El Congreso de la Unión, la Comisión Nacional de Desarrollo Social, la academia toda, como si fuera una sola universidad nacional, deben montar cuanto antes un diálogo público y nacional destinado a revisar leyes y reglamentos que nos permitan redefinir la pobreza a partir de nuevas convenciones de las que puedan emanar también nuevas configuraciones de política para la acción inmediata y para el caminar estratégico que la propia dureza y magnitud del fenómeno nos imponen. En el centro tendrá que estar la convicción de que sin un Estado social propiamente dicho no hay camino para México; no al menos el que nos puede llevar a una patria de la equidad o el bien común, en la que los grandes propósitos de igualdad tengan sentido y materialidad. En torno de una nueva ética pública que no tema reconocer en la solidaridad un valor moderno y universal.

En nuestro caso, esta reivindicación de lo público y del Estado necesario implica la construcción de un Estado fiscal en condiciones de recaudar y gastar mucho y bien. Lo que es inadmisible, a la luz de los resultados examinados, es la renuncia del gobierno a continuar la reforma fiscal apenas esbozada, así como la decisión injustificada e injustificable de recortar el gasto público para remediar la caída de los precios del petróleo. Los vacíos creados por estas decisiones pueden ser más anchos y profundos que lo imaginado desde las computadoras de la planeación financiera.

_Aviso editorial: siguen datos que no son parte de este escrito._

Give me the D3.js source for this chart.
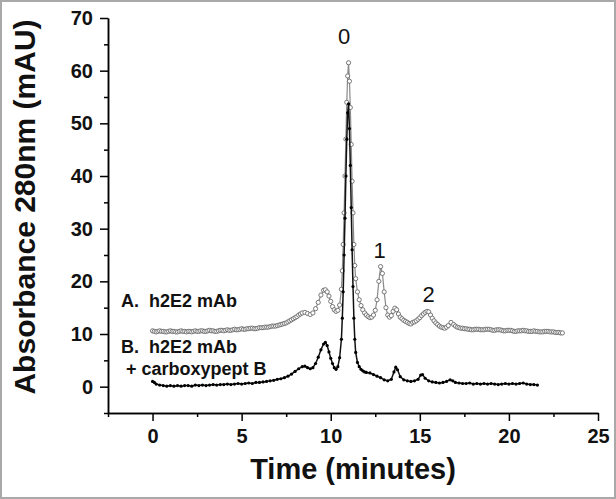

Ni grandes esperanzas, diría Dickens, ni ilusiones vanas. Tan sólo un primer intento por revivir lo que le dio al país, en y a través del autoritarismo corporativo del pasado, la convicción de que había un camino por hacer al andar: un realismo histórico labrado a golpe de la adversidad que ha empedrado nuestra historia.

La democracia tan costosa que hemos logrado merece eso y más, antes de que la echen por la borda los demócratas de ocasión, de riego y temporal que se aposentaron en sus foros como si los hubieran recibido como legado divino… o de Calles.